What to do: Reserve your softest pairs for yoga, Pilates, light errands, or home wear. For strength training or frequent machine use, choose a smoother-faced training legging. If squat coverage is part of your shopping criteria, it is also worth comparing options in this guide to squat-proof leggings.
Example 2: Compression leggings feel looser after a few months
When readers ask why leggings lose compression, there are usually three main suspects: sizing down too aggressively, wearing the same pair too often without enough recovery time, or exposing it to dryer heat. Compression gear works because elastic fibers repeatedly stretch and recover. If they are maxed out every wear and then heated in the dryer, recovery declines sooner.
What to do: Buy your true size unless the brand explicitly advises otherwise. Rotate multiple pairs instead of relying on one. Skip the dryer. If you want a held-in feel, focus on fabric density and construction, not only on a smaller size tag.
Example 3: Sports bras lose support before they look worn out
Sports bras often fail through elastic fatigue before obvious visual damage appears. Band tension, strap recovery, and cup containment all weaken over time. This is especially noticeable in high-impact styles used for running or plyometrics.
What to do: Treat sports bras as support equipment, not just tops. Wash gently, avoid heat, and replace once the band rides up or support noticeably drops. Readers comparing support categories can use this companion guide to the best sports bras for high-impact workouts.
Example 4: Running shorts stretch or sag at the waistband
Shorts often take stress at the waistband and liner. Sweat, repeated tying, stuffing pockets, and frequent laundering all add up. If you carry a heavy phone in one pocket every run, that localized weight can distort the garment over time.
What to do: Use secure pockets as intended, but avoid overloading them daily. Alternate pairs if you run often. For fit and feature comparisons, see best running shorts for men.
Example 5: Heat-training tops lose shape faster in summer
Warm-weather wear often uses lighter knits to improve airflow and moisture management. That can be excellent for comfort, but thinner fabrics may show snags, stretching, or seam stress faster under rough use.
What to do: Match lightweight gear to the right purpose. If you train outdoors in high heat, prioritize technical fabrics but be realistic about tradeoffs. This is where a guide to workout clothes for hot weather can help narrow down the right style of fabric.
Common mistakes
Most preventable durability problems come back to a handful of habits. If you want to know how to prevent pilling on leggings and extend the life of best workout clothes in general, these are the mistakes to avoid first.
- Using one pair for every activity. A lounge-soft legging, a lifting tight, and a running compression style should not all be expected to perform the same way.
- Sizing down for a more sculpted look. Too much strain accelerates elastic fatigue and can reduce compression fabric durability.
- Washing with cotton towels or denim.
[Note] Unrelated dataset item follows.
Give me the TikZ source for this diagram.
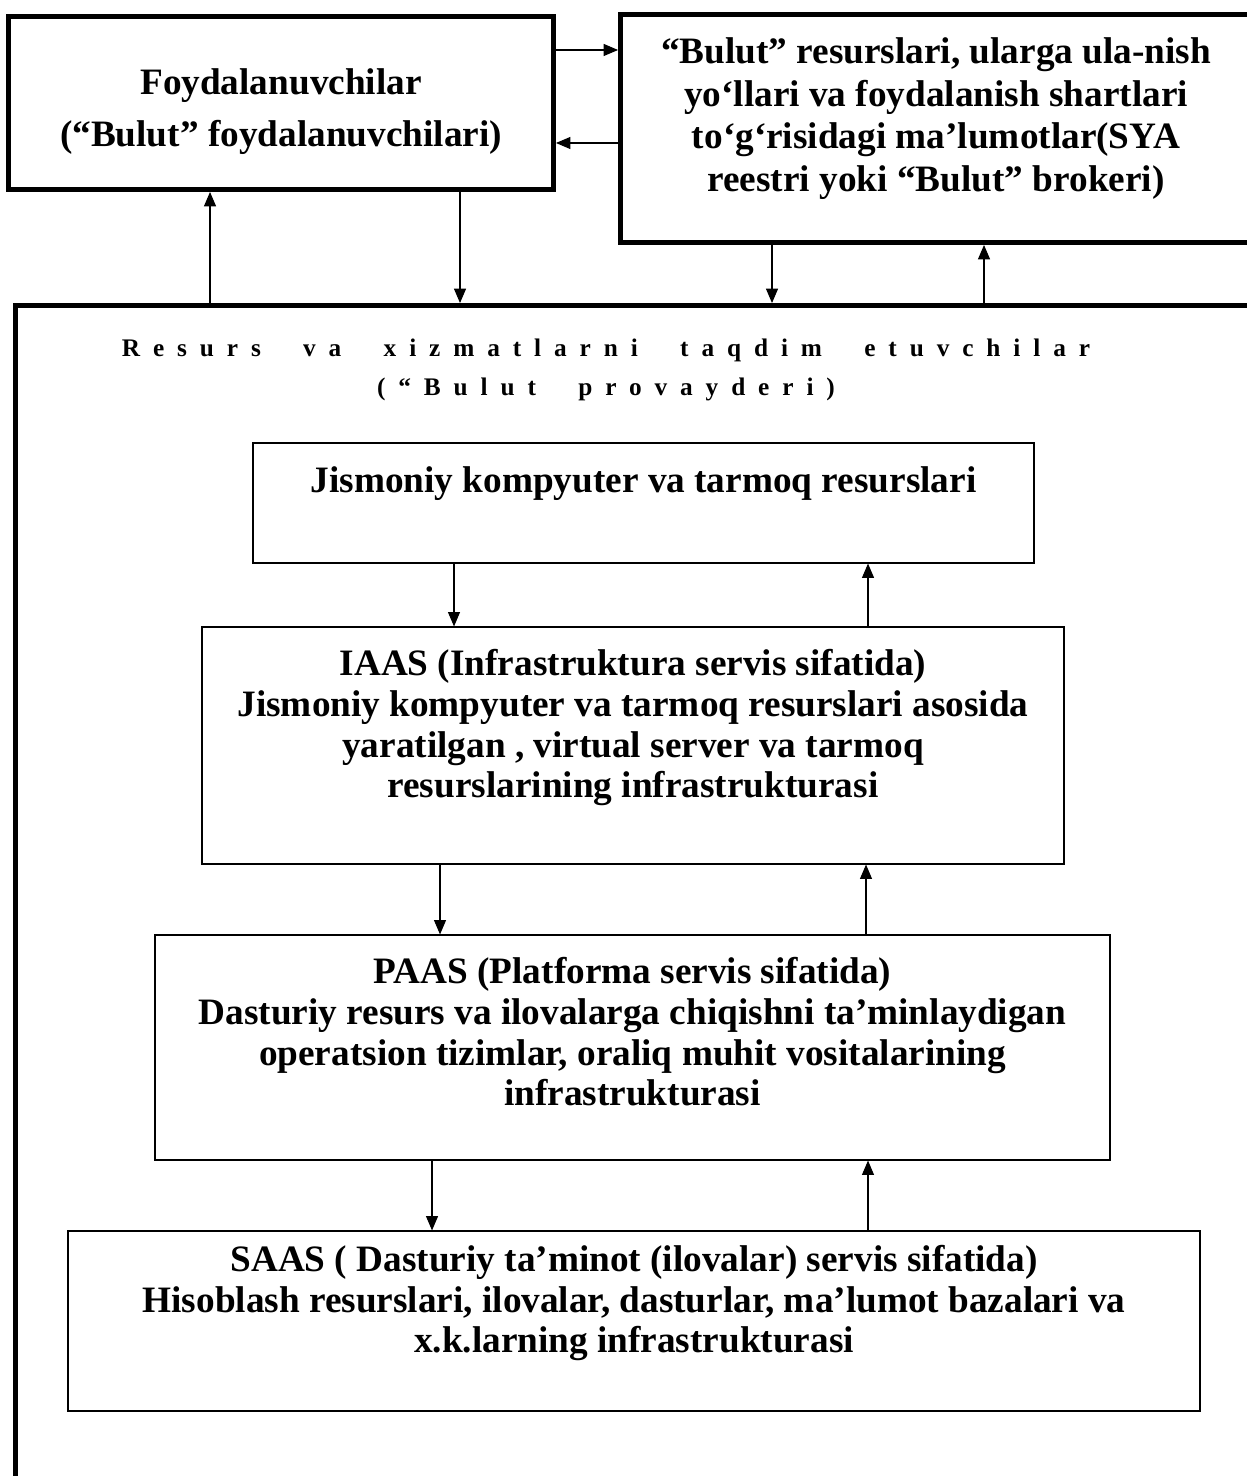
\documentclass[tikz,border=0pt]{standalone}
\usepackage{fontspec}
\setmainfont{Liberation Serif}
\newfontfamily\spacedfont[LetterSpace=51,WordSpace=2.2]{Liberation Serif}
\usetikzlibrary{arrows.meta}

\begin{document}
\begin{tikzpicture}[every node/.style={align=center, font=\bfseries},
		thickbox/.style={draw, line width=3.5pt, inner sep=0pt},
		layer/.style={draw, line width=0.8pt, inner sep=0pt, font=\bfseries\fontsize{26.5}{29}\selectfont},
		arr/.style={-{Triangle[length=0.36cm,width=0.3cm]}, line width=0.8pt}]
	\useasboundingbox (0,0) rectangle (31.15,-36.9);
	% top row
	\node (users) at (7.025,-2.575) [thickbox, minimum width=13.625cm, minimum height=4.325cm, text height=2.45cm, text depth=0.25cm, font=\bfseries\fontsize{26.5}{37}\selectfont] {Foydalanuvchilar\\(“Bulut” foydalanuvchilari)};
	\node (registry) at (23.4,-3.2125) [thickbox, minimum width=15.775cm, minimum height=5.7cm, text depth=0.7cm, font=\bfseries\fontsize{26.5}{30.2}\selectfont] {“Bulut” resurslari, ularga ula-nish\\yo‘llari va foydalanish shartlari\\to‘g‘risidagi ma’lumotlar(SYA\\reestri yoki “Bulut” brokeri)};
	% provider frame
	\node (provider) at (16.44375,-23.19375) [thickbox, minimum width=32.1125cm, minimum height=31.1125cm] {};
	\node (provtitle) at (15.15,-9.25) [font=\spacedfont\bfseries\fontsize{18}{27.6}\selectfont] {Resurs va xizmatlarni taqdim etuvchilar\\(“Bulut provayderi)};
	% layers
	\node (phys) at (16.0875,-12.575) [layer, minimum width=19.525cm, minimum height=3cm, text depth=1.15cm] {Jismoniy kompyuter va tarmoq resurslari};
	\node (iaas) at (15.825,-18.6375) [layer, minimum width=21.55cm, minimum height=5.925cm, text depth=1.1cm] {IAAS (Infrastruktura servis sifatida)\\Jismoniy kompyuter va tarmoq resurslari asosida\\yaratilgan , virtual server va tarmoq\\resurslarining infrastrukturasi};
	\node (paas) at (15.8125,-26.1875) [layer, minimum width=23.875cm, minimum height=5.625cm, text depth=0.8cm] {PAAS (Platforma servis sifatida)\\Dasturiy resurs va ilovalarga chiqishni ta’minlaydigan\\operatsion tizimlar, oraliq muhit vositalarining\\infrastrukturasi};
	\node (saas) at (15.85,-33.025) [layer, minimum width=28.3cm, minimum height=4.5cm, text depth=1.1cm] {SAAS ( Dasturiy ta’minot (ilovalar) servis sifatida)\\Hisoblash resurslari, ilovalar, dasturlar, ma’lumot bazalari va\\x.k.larning infrastrukturasi};

	\draw[arr] ([yshift=1.325cm]users.east) -- ([yshift=1.325cm]users.east -| registry.west);
	\draw[arr] ([yshift=-1cm]users.east -| registry.west) -- ([yshift=-1cm]users.east);
	\draw[arr] ([xshift=-1.775cm]users.south |- provider.north) -- ([xshift=-1.775cm]users.south);
	\draw[arr] ([xshift=4.475cm]users.south) -- ([xshift=4.475cm]users.south |- provider.north);
	\draw[arr] ([xshift=-4.1cm]registry.south) -- ([xshift=-4.1cm]registry.south |- provider.north);
	\draw[arr] ([xshift=1.2cm]registry.south |- provider.north) -- ([xshift=1.2cm]registry.south);
	\draw[arr] ([xshift=-4.7375cm]phys.south) -- ([xshift=-4.7375cm]phys.south |- iaas.north);
	\draw[arr] ([xshift=5.6125cm]phys.south |- iaas.north) -- ([xshift=5.6125cm]phys.south);
	\draw[arr] ([xshift=-4.825cm]iaas.south) -- ([xshift=-4.825cm]iaas.south |- paas.north);
	\draw[arr] ([xshift=5.825cm]iaas.south |- paas.north) -- ([xshift=5.825cm]iaas.south);
	\draw[arr] ([xshift=-5.0125cm]paas.south) -- ([xshift=-5.0125cm]paas.south |- saas.north);
	\draw[arr] ([xshift=5.8875cm]paas.south |- saas.north) -- ([xshift=5.8875cm]paas.south);
\end{tikzpicture}
\end{document}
Rougher fabrics increase abrasion, especially on brushed leggings and delicate performance knits.
- Using fabric softener. It can leave residue on technical fabrics and may reduce the crisp feel or moisture-handling performance many buyers want from best gym wear for women and best gym wear for men.
- Using the dryer routinely. Heat is one of the fastest ways to shorten the life of elastane-heavy apparel.
- Ignoring activity-specific friction. Cycling, rowing, barbell work, and treadmill running all stress garments differently.
- Judging durability only by price. Some premium items prioritize softness, drape, or aesthetics over abrasion resistance. Some best budget activewear pieces hold up well because their fabrics are simpler and more utilitarian.
One more subtle mistake is comparing unlike garments. A polished athleisure legging designed for errands and studio classes should not be judged by the same durability standard as a dense training tight built for repeated strength sessions. Brand comparison content can help here, especially when shoppers are choosing between labels with different design priorities, such as Alo Yoga vs Lululemon for yoga and everyday wear or Nike vs Under Armour training gear for gym use.
When to revisit
Use this section as a practical check-in whenever your wardrobe, training style, or the market changes. Activewear materials evolve constantly, and what worked for you two years ago may not be the best match now.
Revisit your assumptions when:
- Your main workout changes. If you move from yoga to strength training, or from casual gym sessions to regular running, your old fabric preferences may no longer fit the job.
- A brand updates a fabric line. The same product name can feel different after a material revision, brushed finish update, or waistband redesign.
- Your body measurements or fit needs change. Compression and wear patterns are highly sensitive to fit. Even small shifts in size can change how long a garment lasts.
- You start wearing pieces beyond their intended use. Commute wear, all-day sitting, and frequent travel add different friction than workouts alone.
- You notice repeat failure in the same area. Inner-thigh pilling, waistband relaxation, or strap fatigue usually points to a pattern you can correct in your next purchase.
A simple durability checklist for your next buy:
- Decide the primary use: yoga, gym, running, hiking, or casual athleisure.
- Choose fabric feel accordingly: brushed for softness, smooth for abrasion resistance, denser knits for support.
- Buy the correct size for the intended fit, not the most flattering number on the tag.
- Rotate pieces instead of overusing one favorite pair.
- Wash cool, skip softener, and air dry.
- Track what actually fails first: pilling, sagging, transparency, waistband roll, or support loss.
If you do that, you will make better decisions not only about care but also about what to buy next. That is the real value of understanding why activewear pills, stretches out, or loses compression faster than expected: it turns vague disappointment into useful information. The best activewear brands are not the ones that never wear out. They are the ones whose fabrics, fit, and purpose line up clearly enough that you know what kind of lifespan to expect and how to get the most from each piece.